TASK BRIEF:
State how many lines in these records contain the word "that", and nothing else.

RECORDS SHOWN:
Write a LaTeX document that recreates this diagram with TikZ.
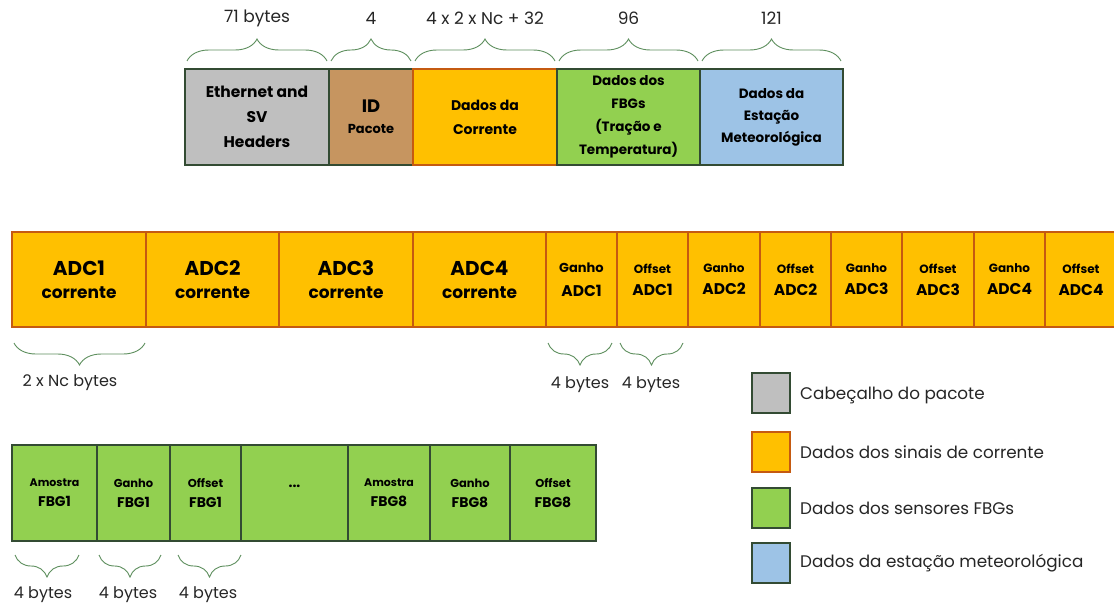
\documentclass[tikz,border=0pt]{standalone}
\usepackage{fontspec}
\setmainfont{Poppins}
\usetikzlibrary{decorations.pathreplacing}
\definecolor{grayfill}{HTML}{BFBFBF}
\definecolor{idfill}{HTML}{C69560}
\definecolor{orfill}{HTML}{FFC000}
\definecolor{orline}{HTML}{C55A11}
\definecolor{grfill}{HTML}{92D050}
\definecolor{blfill}{HTML}{9DC3E6}
\definecolor{dkline}{HTML}{334B33}
\definecolor{brcol}{HTML}{5E8F5E}
\newcommand{\fs}[2]{\fontsize{#1}{#2}\selectfont}
\tikzset{
  cell/.style={draw, line width=1.2pt, inner sep=0pt, align=center, font=\bfseries},
  topcell/.style={cell, draw=dkline, minimum height=96pt},
  midcell/.style={cell, fill=orfill, draw=orline, minimum height=95pt},
  botcell/.style={cell, fill=grfill, draw=dkline, minimum height=96pt},
  upbrace/.style={draw=brcol, line width=0.9pt, decorate, decoration={brace, amplitude=22pt}},
  dnbrace/.style={draw=brcol, line width=0.9pt, decorate, decoration={brace, amplitude=22pt, mirror}},
  sizelbl/.style={font=\fs{16}{18}, text=black!85, inner sep=0pt},
  legbox/.style={draw=dkline, line width=1.5pt, minimum width=38pt, minimum height=40pt, inner sep=0pt},
  legtxt/.style={font=\fs{16.8}{20}, text=black!85, anchor=west, inner sep=0pt}
}
\begin{document}
\begin{tikzpicture}[x=1pt,y=1pt]
\clip (0,0) rectangle (1114,-605);
\fill[white] (0,0) rectangle (1114,-605);
% ---- top row
\node[topcell, fill=grayfill, minimum width=144pt, font=\bfseries\fs{15.5}{25}] (eth) at (257,-117) {Ethernet and\\SV\\Headers};
\node[topcell, fill=idfill, minimum width=84pt] (idp) at (371,-117) {{\fs{18}{18}ID}\\[9pt]\fs{13}{16}Pacote};
\node[topcell, fill=orfill, draw=orline, minimum width=144pt, font=\bfseries\fs{14}{24}] (cor) at (485,-117) {Dados da\\Corrente};
\node[topcell, fill=grfill, minimum width=143pt, font=\bfseries\fs{13.5}{23}] (fbg) at (628.5,-117) {Dados dos\\FBGs\\(Tração e\\Temperatura)};
\node[topcell, fill=blfill, minimum width=143pt, font=\bfseries\fs{13.5}{22}] (met) at (771.5,-117) {Dados da\\Estação\\Meteorológica};
% top braces
\coordinate (tb1a) at (187,-61); \coordinate (tb1b) at (327,-61);
\coordinate (tb2a) at (331,-61); \coordinate (tb2b) at (411,-61);
\coordinate (tb3a) at (415,-61); \coordinate (tb3b) at (555,-61);
\coordinate (tb4a) at (559,-61); \coordinate (tb4b) at (698,-61);
\coordinate (tb5a) at (702,-61); \coordinate (tb5b) at (841,-61);
\draw[upbrace] (tb1a) -- (tb1b);
\draw[upbrace] (tb2a) -- (tb2b);
\draw[upbrace] (tb3a) -- (tb3b);
\draw[upbrace] (tb4a) -- (tb4b);
\draw[upbrace] (tb5a) -- (tb5b);
\node[sizelbl, font=\fs{17}{19}] (l1) at (257,-18) {71 bytes};
\node[sizelbl, font=\fs{17}{19}] (l2) at (371,-18) {4};
\node[sizelbl, font=\fs{17}{19}] (l3) at (485,-18) {4 x 2 x Nc + 32};
\node[sizelbl, font=\fs{17}{19}] (l4) at (628.5,-18) {96};
\node[sizelbl, font=\fs{17}{19}] (l5) at (771.5,-18) {121};
% ---- middle row
\node[midcell, minimum width=134pt] (a1) at (79,-279.5) {{\fs{20}{22}ADC1}\\[11pt]\fs{17}{19}corrente};
\node[midcell, minimum width=133pt] (a2) at (212.5,-279.5) {{\fs{20}{22}ADC2}\\[11pt]\fs{17}{19}corrente};
\node[midcell, minimum width=134pt] (a3) at (346,-279.5) {{\fs{20}{22}ADC3}\\[11pt]\fs{17}{19}corrente};
\node[midcell, minimum width=133pt] (a4) at (479.5,-279.5) {{\fs{20}{22}ADC4}\\[11pt]\fs{17}{19}corrente};
\node[midcell, minimum width=71pt] (g1) at (581.5,-279.5) {{\fs{13}{15}Ganho}\\[12pt]\fs{15.5}{17}ADC1};
\node[midcell, minimum width=71pt] (o1) at (652.5,-279.5) {{\fs{12}{14}Offset}\\[10pt]\fs{15.5}{17}ADC1};
\node[midcell, minimum width=72pt] (g2) at (724,-279.5) {{\fs{12}{14}Ganho}\\[10pt]\fs{15.5}{17}ADC2};
\node[midcell, minimum width=71pt] (o2) at (795.5,-279.5) {{\fs{12}{14}Offset}\\[10pt]\fs{15.5}{17}ADC2};
\node[midcell, minimum width=71pt] (g3) at (866.5,-279.5) {{\fs{12}{14}Ganho}\\[10pt]\fs{15.5}{17}ADC3};
\node[midcell, minimum width=72pt] (o3) at (938,-279.5) {{\fs{12}{14}Offset}\\[10pt]\fs{15.5}{17}ADC3};
\node[midcell, minimum width=71pt] (g4) at (1009.5,-279.5) {{\fs{12}{14}Ganho}\\[10pt]\fs{15.5}{17}ADC4};
\node[midcell, minimum width=72pt] (o4) at (1081,-279.5) {{\fs{12}{14}Offset}\\[10pt]\fs{15.5}{17}ADC4};
% middle braces
\coordinate (mb1a) at (14,-343); \coordinate (mb1b) at (145,-343);
\coordinate (mb2a) at (548,-343); \coordinate (mb2b) at (612,-343);
\coordinate (mb3a) at (620,-343); \coordinate (mb3b) at (683,-343);
\draw[dnbrace] (mb1a) -- (mb1b);
\draw[dnbrace] (mb2a) -- (mb2b);
\draw[dnbrace] (mb3a) -- (mb3b);
\node[sizelbl] (m1) at (70,-383) {2 x Nc bytes};
\node[sizelbl] (m2) at (580,-385) {4 bytes};
\node[sizelbl] (m3) at (651,-385) {4 bytes};
% ---- bottom row
\node[botcell, minimum width=85pt] (b1) at (54.5,-493) {{\fs{11}{13}Amostra}\\[8pt]\fs{14}{16}FBG1};
\node[botcell, minimum width=73pt] (b2) at (133.5,-493) {{\fs{11.5}{13}Ganho}\\[8pt]\fs{14}{16}FBG1};
\node[botcell, minimum width=71pt] (b3) at (205.5,-493) {{\fs{11.5}{13}Offset}\\[8pt]\fs{14}{16}FBG1};
\node[botcell, minimum width=107pt, text depth=14pt] (b4) at (294.5,-493) {\fs{14}{16}...};
\node[botcell, minimum width=82pt] (b5) at (389,-493) {{\fs{11}{13}Amostra}\\[8pt]\fs{14}{16}FBG8};
\node[botcell, minimum width=80pt] (b6) at (470,-493) {{\fs{11.5}{13}Ganho}\\[8pt]\fs{14}{16}FBG8};
\node[botcell, minimum width=86pt] (b7) at (553,-493) {{\fs{11.5}{13}Offset}\\[8pt]\fs{14}{16}FBG8};
% bottom braces
\coordinate (bb1a) at (15,-555); \coordinate (bb1b) at (79,-555);
\coordinate (bb2a) at (99,-555); \coordinate (bb2b) at (161,-555);
\coordinate (bb3a) at (178,-555); \coordinate (bb3b) at (241,-555);
\draw[dnbrace] (bb1a) -- (bb1b);
\draw[dnbrace] (bb2a) -- (bb2b);
\draw[dnbrace] (bb3a) -- (bb3b);
\node[sizelbl] (s1) at (43,-595) {4 bytes};
\node[sizelbl] (s2) at (128,-595) {4 bytes};
\node[sizelbl] (s3) at (208,-595) {4 bytes};
% ---- legend
\node[legbox, fill=grayfill] (k1) at (771,-393) {};
\node[legbox, fill=orfill, draw=orline] (k2) at (771,-452) {};
\node[legbox, fill=grfill] (k3) at (771,-508) {};
\node[legbox, fill=blfill] (k4) at (771,-563) {};
\node[legtxt] (t1) at (800,-395) {Cabeçalho do pacote};
\node[legtxt] (t2) at (800,-452) {Dados dos sinais de corrente};
\node[legtxt] (t3) at (800,-508) {Dados dos sensores FBGs};
\node[legtxt] (t4) at (800,-563) {Dados da estação meteorológica};
\end{tikzpicture}
\end{document}
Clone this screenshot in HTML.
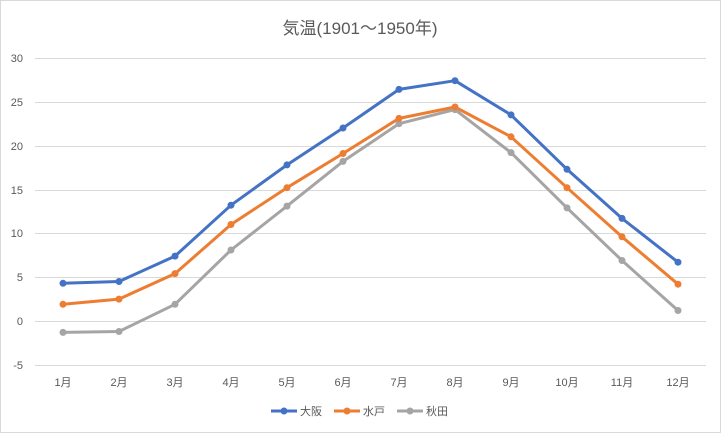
<!DOCTYPE html>
<html><head><meta charset="utf-8"><style>
html,body{margin:0;padding:0;background:#fff;}
svg{display:block;font-family:"Liberation Sans","Noto Sans CJK JP",sans-serif;}
</style></head><body>
<svg width="721" height="433" viewBox="0 0 721 433" xmlns="http://www.w3.org/2000/svg">
<rect x="0.5" y="0.5" width="720" height="432" fill="#fff" stroke="#d9d9d9"/>
<text x="360" y="34" text-anchor="middle" font-size="17" fill="#595959">気温(1901～1950年)</text>
<g stroke="#d9d9d9" stroke-width="1">
<line x1="35" x2="706" y1="58.5" y2="58.5"/>
<line x1="35" x2="706" y1="102.5" y2="102.5"/>
<line x1="35" x2="706" y1="146.5" y2="146.5"/>
<line x1="35" x2="706" y1="190.5" y2="190.5"/>
<line x1="35" x2="706" y1="233.5" y2="233.5"/>
<line x1="35" x2="706" y1="277.5" y2="277.5"/>
<line x1="35" x2="706" y1="321.5" y2="321.5"/>
<line x1="35" x2="706" y1="365.5" y2="365.5"/>
</g>
<g font-size="11" fill="#595959" text-anchor="end">
<text x="23" y="62">30</text><text x="23" y="106">25</text><text x="23" y="150">20</text>
<text x="23" y="194">15</text><text x="23" y="237">10</text><text x="23" y="281">5</text>
<text x="23" y="325">0</text><text x="23" y="369">-5</text>
</g>
<g font-size="11" fill="#595959" text-anchor="middle">
<text x="63" y="386">1月</text><text x="119" y="386">2月</text><text x="175" y="386">3月</text>
<text x="231" y="386">4月</text><text x="287" y="386">5月</text><text x="343" y="386">6月</text>
<text x="399" y="386">7月</text><text x="455" y="386">8月</text><text x="511" y="386">9月</text>
<text x="567" y="386">10月</text><text x="622" y="386">11月</text><text x="678" y="386">12月</text>
</g>
<g fill="none" stroke-width="3" stroke-linejoin="round">
<polyline stroke="#a5a5a5" points="63,332.4 119,331.5 175,304.3 231,250 287,206.1 343,161.4 399,123.7 455,109.6 511,152.6 567,207.9 622,260.5 678,310.5"/>
<polyline stroke="#ed7d31" points="63,304.3 119,299.1 175,273.6 231,224.5 287,187.7 343,153.5 399,118.4 455,107 511,136.8 567,187.7 622,236.8 678,284.2"/>
<polyline stroke="#4472c4" points="63,283.3 119,281.5 175,256.1 231,205.2 287,164.9 343,128 399,89.4 455,80.7 511,114.9 567,169.3 622,218.4 678,262.2"/>
</g>
<g fill="#a5a5a5">
<circle cx="63" cy="332.4" r="3.5"/><circle cx="119" cy="331.5" r="3.5"/><circle cx="175" cy="304.3" r="3.5"/><circle cx="231" cy="250" r="3.5"/><circle cx="287" cy="206.1" r="3.5"/><circle cx="343" cy="161.4" r="3.5"/><circle cx="399" cy="123.7" r="3.5"/><circle cx="455" cy="109.6" r="3.5"/><circle cx="511" cy="152.6" r="3.5"/><circle cx="567" cy="207.9" r="3.5"/><circle cx="622" cy="260.5" r="3.5"/><circle cx="678" cy="310.5" r="3.5"/>
</g>
<g fill="#ed7d31">
<circle cx="63" cy="304.3" r="3.5"/><circle cx="119" cy="299.1" r="3.5"/><circle cx="175" cy="273.6" r="3.5"/><circle cx="231" cy="224.5" r="3.5"/><circle cx="287" cy="187.7" r="3.5"/><circle cx="343" cy="153.5" r="3.5"/><circle cx="399" cy="118.4" r="3.5"/><circle cx="455" cy="107" r="3.5"/><circle cx="511" cy="136.8" r="3.5"/><circle cx="567" cy="187.7" r="3.5"/><circle cx="622" cy="236.8" r="3.5"/><circle cx="678" cy="284.2" r="3.5"/>
</g>
<g fill="#4472c4">
<circle cx="63" cy="283.3" r="3.5"/><circle cx="119" cy="281.5" r="3.5"/><circle cx="175" cy="256.1" r="3.5"/><circle cx="231" cy="205.2" r="3.5"/><circle cx="287" cy="164.9" r="3.5"/><circle cx="343" cy="128" r="3.5"/><circle cx="399" cy="89.4" r="3.5"/><circle cx="455" cy="80.7" r="3.5"/><circle cx="511" cy="114.9" r="3.5"/><circle cx="567" cy="169.3" r="3.5"/><circle cx="622" cy="218.4" r="3.5"/><circle cx="678" cy="262.2" r="3.5"/>
</g>
<g font-size="11" fill="#595959">
<line x1="271" x2="297" y1="411" y2="411" stroke="#4472c4" stroke-width="3"/><circle cx="284" cy="411" r="3.5" fill="#4472c4"/>
<text x="300" y="415">大阪</text>
<line x1="334" x2="360" y1="411" y2="411" stroke="#ed7d31" stroke-width="3"/><circle cx="347" cy="411" r="3.5" fill="#ed7d31"/>
<text x="363" y="415">水戸</text>
<line x1="397" x2="423" y1="411" y2="411" stroke="#a5a5a5" stroke-width="3"/><circle cx="410" cy="411" r="3.5" fill="#a5a5a5"/>
<text x="426" y="415">秋田</text>
</g>
</svg>
</body></html>
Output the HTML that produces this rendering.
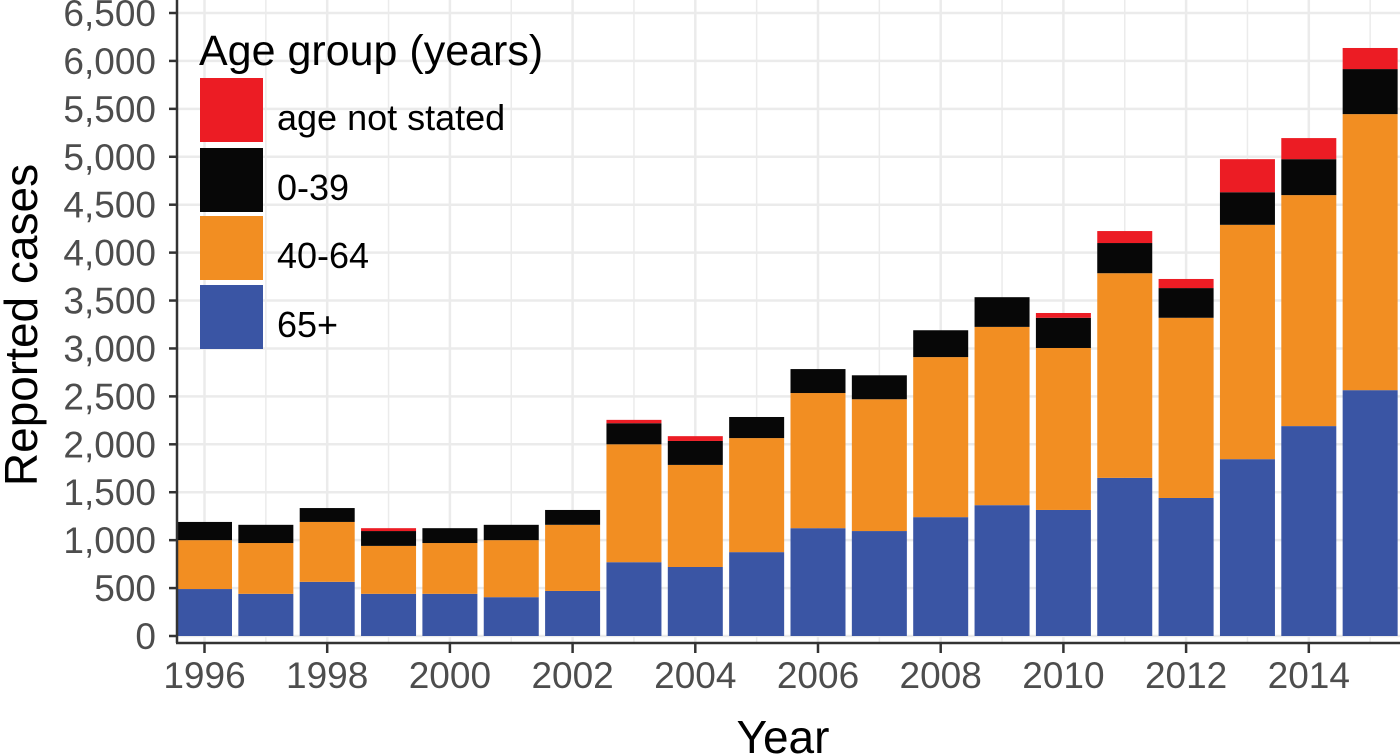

FULL RESPONSE:
2